We pretty much live in a go-go-go, do-do-do society. If we are not being productive, somehow we are letting ourselves and the world down. This credo is true in both our personal lives and our professional lives. So, we cram our to-do lists with more than can be accomplished and then get frustrated or feel bad because we are not doing enough.
The trouble is, we don’t live in a two dimensional world – it’s a 3 dimensional world (at the very least) and it’s driven by quantum physics. We live in fractal-like loops – looping paths with a forward momentum that both revisit and retrace some previous path while also creating a new one while in general expanding.
My argument is that to do anything we must have times of not doing – a cyclical process of thinking, doing, thinking, doing and so on.
Without the periods of rest, the doing suffers – we do tasks badly because we are tired, we do projects in the wrong way because we didn’t plan or we, perhaps worst of all, complete activities that shouldn’t be done or don’t really need doing at all.
The time management process should be more like a teeter-totter – a process of going back and forth between doing and not-doing. The doing time is about accomplishment, growth and progress. The non-doing time is about thought, reflection and appreciation.

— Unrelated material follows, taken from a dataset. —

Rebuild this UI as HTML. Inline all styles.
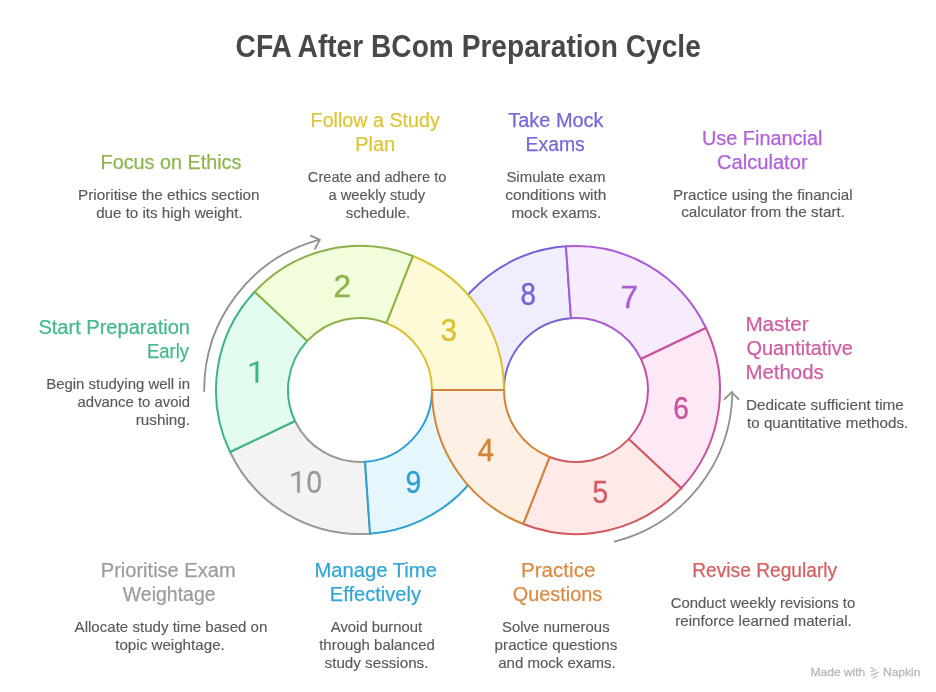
<!DOCTYPE html>
<html><head><meta charset="utf-8"><title>CFA After BCom Preparation Cycle</title>
<style>
html,body{margin:0;padding:0;background:#fff;}
body{width:936px;height:692px;overflow:hidden;position:relative;}
svg{position:absolute;left:0;top:0;display:block;will-change:transform;}
text{font-family:"Liberation Sans",sans-serif;}
.t{font-weight:bold;font-size:31px;stroke-width:0;}
.n{font-size:32px;stroke-width:0.4px;}
.h{font-size:19.5px;stroke-width:0.25px;}
.d{font-size:15px;stroke-width:0.15px;}
.m{font-size:11.5px;stroke-width:0.3px;}
</style></head><body>
<svg width="936" height="692" viewBox="0 0 936 692">
<text class="t" x="235.60" y="57.00" fill="#484848" stroke="#484848" textLength="465.20" lengthAdjust="spacingAndGlyphs">CFA After BCom Preparation Cycle</text>
<path d="M570.98 318.18 L565.96 246.35 A144.0 144.0 0 0 0 432.00 390.00 L504.00 390.00 A72.0 72.0 0 0 1 570.98 318.18 Z" fill="#f0edfe" stroke="#7561d4" stroke-width="2.0" stroke-linejoin="round"/>
<path d="M295.01 421.00 L230.03 451.99 A144.0 144.0 0 0 0 370.04 533.65 L365.02 461.82 A72.0 72.0 0 0 1 295.01 421.00 Z" fill="#f3f3f3" stroke="#999999" stroke-width="2.0" stroke-linejoin="round"/>
<path d="M365.02 461.82 L370.04 533.65 A144.0 144.0 0 0 0 504.00 390.00 L432.00 390.00 A72.0 72.0 0 0 1 365.02 461.82 Z" fill="#e5f6fd" stroke="#2ca0d0" stroke-width="2.0" stroke-linejoin="round"/>
<path d="M307.34 340.90 L254.69 291.79 A144.0 144.0 0 0 0 230.03 451.99 L295.01 421.00 A72.0 72.0 0 0 1 307.34 340.90 Z" fill="#e3fcef" stroke="#3db584" stroke-width="2.0" stroke-linejoin="round"/>
<path d="M432.00 390.00 L504.00 390.00 A144.0 144.0 0 0 0 412.78 256.02 L386.39 323.01 A72.0 72.0 0 0 1 432.00 390.00 Z" fill="#fef9d6" stroke="#d9c22e" stroke-width="2.0" stroke-linejoin="round"/>
<path d="M386.39 323.01 L412.78 256.02 A144.0 144.0 0 0 0 254.69 291.79 L307.34 340.90 A72.0 72.0 0 0 1 386.39 323.01 Z" fill="#f1fddb" stroke="#8bb24a" stroke-width="2.0" stroke-linejoin="round"/>
<path d="M640.99 359.00 L705.97 328.01 A144.0 144.0 0 0 0 565.96 246.35 L570.98 318.18 A72.0 72.0 0 0 1 640.99 359.00 Z" fill="#f7ecfd" stroke="#ac5cd2" stroke-width="2.0" stroke-linejoin="round"/>
<path d="M628.66 439.10 L681.31 488.21 A144.0 144.0 0 0 0 705.97 328.01 L640.99 359.00 A72.0 72.0 0 0 1 628.66 439.10 Z" fill="#fde8f5" stroke="#c9529f" stroke-width="2.0" stroke-linejoin="round"/>
<path d="M549.61 456.99 L523.22 523.98 A144.0 144.0 0 0 0 681.31 488.21 L628.66 439.10 A72.0 72.0 0 0 1 549.61 456.99 Z" fill="#ffe9e9" stroke="#d25a5e" stroke-width="2.0" stroke-linejoin="round"/>
<path d="M504.00 390.00 L432.00 390.00 A144.0 144.0 0 0 0 523.22 523.98 L549.61 456.99 A72.0 72.0 0 0 1 504.00 390.00 Z" fill="#fef0e4" stroke="#d28438" stroke-width="2.0" stroke-linejoin="round"/>
<text class="n" x="333.40" y="296.80" fill="#8bb24a" stroke="#8bb24a" textLength="17.60" lengthAdjust="spacingAndGlyphs">2</text>
<text class="n" x="440.80" y="340.60" fill="#d9c22e" stroke="#d9c22e" textLength="16.20" lengthAdjust="spacingAndGlyphs">3</text>
<text class="n" x="477.80" y="460.60" fill="#d28438" stroke="#d28438" textLength="16.20" lengthAdjust="spacingAndGlyphs">4</text>
<text class="n" x="592.60" y="502.60" fill="#d25a5e" stroke="#d25a5e" textLength="15.60" lengthAdjust="spacingAndGlyphs">5</text>
<text class="n" x="673.20" y="418.60" fill="#c9529f" stroke="#c9529f" textLength="15.60" lengthAdjust="spacingAndGlyphs">6</text>
<text class="n" x="620.60" y="307.60" fill="#ac5cd2" stroke="#ac5cd2" textLength="17.60" lengthAdjust="spacingAndGlyphs">7</text>
<text class="n" x="520.40" y="304.50" fill="#7561d4" stroke="#7561d4" textLength="15.40" lengthAdjust="spacingAndGlyphs">8</text>
<text class="n" x="405.40" y="493.30" fill="#2ca0d0" stroke="#2ca0d0" textLength="15.80" lengthAdjust="spacingAndGlyphs">9</text>
<text class="n" x="306.40" y="492.60" fill="#999999" stroke="#999999" textLength="15.40" lengthAdjust="spacingAndGlyphs">0</text>
<path d="M258.2 361.1 L258.2 382.6 L255.6 382.6 L255.6 364.4 L249.8 366.6 L249.8 364.2 Z" fill="#3db584" stroke="#3db584" stroke-width="0.3" stroke-linejoin="round"/>
<path d="M258.2 361.1 L258.2 382.6 L255.6 382.6 L255.6 364.4 L249.8 366.6 L249.8 364.2 Z" transform="translate(41.6 110)" fill="#999999" stroke="#999999" stroke-width="0.3" stroke-linejoin="round"/>
<path d="M204.20 391.09 A155.8 155.8 0 0 1 319.68 239.51" fill="none" stroke="#8f8f8f" stroke-width="1.8" stroke-linecap="round"/>
<path d="M310.9 235.6 L319.8 239.9 L315 248.8" fill="none" stroke="#8f8f8f" stroke-width="1.8" stroke-linecap="round" stroke-linejoin="round"/>
<path d="M614.63 541.55 A156.4 156.4 0 0 0 732.38 392.18" fill="none" stroke="#8f8f8f" stroke-width="1.8" stroke-linecap="round"/>
<path d="M724.6 399.2 L731.7 392.1 L738.5 399.2" fill="none" stroke="#8f8f8f" stroke-width="1.8" stroke-linecap="round" stroke-linejoin="round"/>
<text class="h" x="100.60" y="168.50" fill="#8fb550" stroke="#8fb550" textLength="140.80" lengthAdjust="spacingAndGlyphs">Focus on Ethics</text>
<text class="d" x="78.00" y="199.50" fill="#595959" stroke="#595959" textLength="181.60" lengthAdjust="spacingAndGlyphs">Prioritise the ethics section</text>
<text class="d" x="96.20" y="217.80" fill="#595959" stroke="#595959" textLength="146.40" lengthAdjust="spacingAndGlyphs">due to its high weight.</text>
<text class="h" x="310.60" y="126.90" fill="#dcc63a" stroke="#dcc63a" textLength="129.20" lengthAdjust="spacingAndGlyphs">Follow a Study</text>
<text class="h" x="355.20" y="151.00" fill="#dcc63a" stroke="#dcc63a" textLength="40.00" lengthAdjust="spacingAndGlyphs">Plan</text>
<text class="d" x="307.80" y="181.70" fill="#595959" stroke="#595959" textLength="138.60" lengthAdjust="spacingAndGlyphs">Create and adhere to</text>
<text class="d" x="328.40" y="199.60" fill="#595959" stroke="#595959" textLength="96.80" lengthAdjust="spacingAndGlyphs">a weekly study</text>
<text class="d" x="345.80" y="217.50" fill="#595959" stroke="#595959" textLength="64.40" lengthAdjust="spacingAndGlyphs">schedule.</text>
<text class="h" x="508.20" y="126.90" fill="#7866d6" stroke="#7866d6" textLength="95.40" lengthAdjust="spacingAndGlyphs">Take Mock</text>
<text class="h" x="525.60" y="150.90" fill="#7866d6" stroke="#7866d6" textLength="59.20" lengthAdjust="spacingAndGlyphs">Exams</text>
<text class="d" x="506.40" y="181.70" fill="#595959" stroke="#595959" textLength="99.00" lengthAdjust="spacingAndGlyphs">Simulate exam</text>
<text class="d" x="505.20" y="199.60" fill="#595959" stroke="#595959" textLength="101.20" lengthAdjust="spacingAndGlyphs">conditions with</text>
<text class="d" x="511.40" y="217.50" fill="#595959" stroke="#595959" textLength="89.80" lengthAdjust="spacingAndGlyphs">mock exams.</text>
<text class="h" x="702.00" y="144.80" fill="#b062d6" stroke="#b062d6" textLength="120.40" lengthAdjust="spacingAndGlyphs">Use Financial</text>
<text class="h" x="717.00" y="168.80" fill="#b062d6" stroke="#b062d6" textLength="90.60" lengthAdjust="spacingAndGlyphs">Calculator</text>
<text class="d" x="673.00" y="199.50" fill="#595959" stroke="#595959" textLength="179.60" lengthAdjust="spacingAndGlyphs">Practice using the financial</text>
<text class="d" x="681.20" y="217.30" fill="#595959" stroke="#595959" textLength="163.80" lengthAdjust="spacingAndGlyphs">calculator from the start.</text>
<text class="h" x="38.40" y="333.60" fill="#45b98a" stroke="#45b98a" textLength="151.60" lengthAdjust="spacingAndGlyphs">Start Preparation</text>
<text class="h" x="147.00" y="357.60" fill="#45b98a" stroke="#45b98a" textLength="42.00" lengthAdjust="spacingAndGlyphs">Early</text>
<text class="d" x="46.20" y="388.90" fill="#595959" stroke="#595959" textLength="143.80" lengthAdjust="spacingAndGlyphs">Begin studying well in</text>
<text class="d" x="77.60" y="406.70" fill="#595959" stroke="#595959" textLength="112.40" lengthAdjust="spacingAndGlyphs">advance to avoid</text>
<text class="d" x="135.80" y="424.50" fill="#595959" stroke="#595959" textLength="54.20" lengthAdjust="spacingAndGlyphs">rushing.</text>
<text class="h" x="745.40" y="331.00" fill="#cf5ea5" stroke="#cf5ea5" textLength="63.20" lengthAdjust="spacingAndGlyphs">Master</text>
<text class="h" x="746.40" y="354.80" fill="#cf5ea5" stroke="#cf5ea5" textLength="106.40" lengthAdjust="spacingAndGlyphs">Quantitative</text>
<text class="h" x="745.40" y="378.70" fill="#cf5ea5" stroke="#cf5ea5" textLength="78.40" lengthAdjust="spacingAndGlyphs">Methods</text>
<text class="d" x="746.00" y="409.80" fill="#595959" stroke="#595959" textLength="157.80" lengthAdjust="spacingAndGlyphs">Dedicate sufficient time</text>
<text class="d" x="747.00" y="428.00" fill="#595959" stroke="#595959" textLength="161.20" lengthAdjust="spacingAndGlyphs">to quantitative methods.</text>
<text class="h" x="100.80" y="576.60" fill="#9c9c9c" stroke="#9c9c9c" textLength="134.80" lengthAdjust="spacingAndGlyphs">Prioritise Exam</text>
<text class="h" x="122.80" y="601.10" fill="#9c9c9c" stroke="#9c9c9c" textLength="92.80" lengthAdjust="spacingAndGlyphs">Weightage</text>
<text class="d" x="74.60" y="631.80" fill="#595959" stroke="#595959" textLength="192.80" lengthAdjust="spacingAndGlyphs">Allocate study time based on</text>
<text class="d" x="115.20" y="649.80" fill="#595959" stroke="#595959" textLength="109.60" lengthAdjust="spacingAndGlyphs">topic weightage.</text>
<text class="h" x="314.40" y="576.70" fill="#33a5d3" stroke="#33a5d3" textLength="122.60" lengthAdjust="spacingAndGlyphs">Manage Time</text>
<text class="h" x="329.80" y="601.10" fill="#33a5d3" stroke="#33a5d3" textLength="91.20" lengthAdjust="spacingAndGlyphs">Effectively</text>
<text class="d" x="330.80" y="631.90" fill="#595959" stroke="#595959" textLength="91.40" lengthAdjust="spacingAndGlyphs">Avoid burnout</text>
<text class="d" x="319.20" y="649.90" fill="#595959" stroke="#595959" textLength="115.60" lengthAdjust="spacingAndGlyphs">through balanced</text>
<text class="d" x="324.60" y="667.90" fill="#595959" stroke="#595959" textLength="103.80" lengthAdjust="spacingAndGlyphs">study sessions.</text>
<text class="h" x="521.00" y="576.70" fill="#d98c44" stroke="#d98c44" textLength="74.40" lengthAdjust="spacingAndGlyphs">Practice</text>
<text class="h" x="512.80" y="601.10" fill="#d98c44" stroke="#d98c44" textLength="89.40" lengthAdjust="spacingAndGlyphs">Questions</text>
<text class="d" x="502.00" y="631.90" fill="#595959" stroke="#595959" textLength="107.60" lengthAdjust="spacingAndGlyphs">Solve numerous</text>
<text class="d" x="494.60" y="649.90" fill="#595959" stroke="#595959" textLength="122.80" lengthAdjust="spacingAndGlyphs">practice questions</text>
<text class="d" x="498.20" y="667.90" fill="#595959" stroke="#595959" textLength="117.60" lengthAdjust="spacingAndGlyphs">and mock exams.</text>
<text class="h" x="692.20" y="577.30" fill="#d65f62" stroke="#d65f62" textLength="145.00" lengthAdjust="spacingAndGlyphs">Revise Regularly</text>
<text class="d" x="670.80" y="608.20" fill="#595959" stroke="#595959" textLength="184.40" lengthAdjust="spacingAndGlyphs">Conduct weekly revisions to</text>
<text class="d" x="675.20" y="625.90" fill="#595959" stroke="#595959" textLength="176.60" lengthAdjust="spacingAndGlyphs">reinforce learned material.</text>
<text class="m" x="810.60" y="675.60" fill="#b8b8b8" stroke="#b8b8b8" textLength="54.60" lengthAdjust="spacingAndGlyphs">Made with</text>
<text class="m" x="883.00" y="675.60" fill="#b8b8b8" stroke="#b8b8b8" textLength="37.40" lengthAdjust="spacingAndGlyphs">Napkin</text>
<g fill="none" stroke="#bcbcbc" stroke-width="1.3" stroke-linecap="round"><path d="M870.9 667.6 L873.2 668.9"/><path d="M871.2 671.6 L876 669.9"/><path d="M871.2 675.4 L878.6 672.2"/><path d="M873.2 678 L876.6 676"/></g>
</svg>
</body></html>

Both sides are needed to live your best life. That is key – both have a purpose. It’s not a situation of doing being ‘good’ while not-doing is ‘bad’, but rather an interdependence. It’s a reality that you must spend time on both for either one to exist. If we fail to appreciate the value of not-doing, we just burn out on the doing side.
We have this strange disconnect between thinking we need to constantly do and what we really do – which is to drop out – or down in front of the TV or Internet and feel guilty about what we are not doing. We crash and burn and more importantly, we don’t think, reflect and appreciate enough.
Instead, realize and plan for the not-doing time. Reflect on what you’ve done, think about what to do next and how to do it and appreciate each accomplishment. You will, in the end, do more – better quality, higher value, better-return-on-time-invested activities.
Sometimes, it is important to do nothing and just be thought full.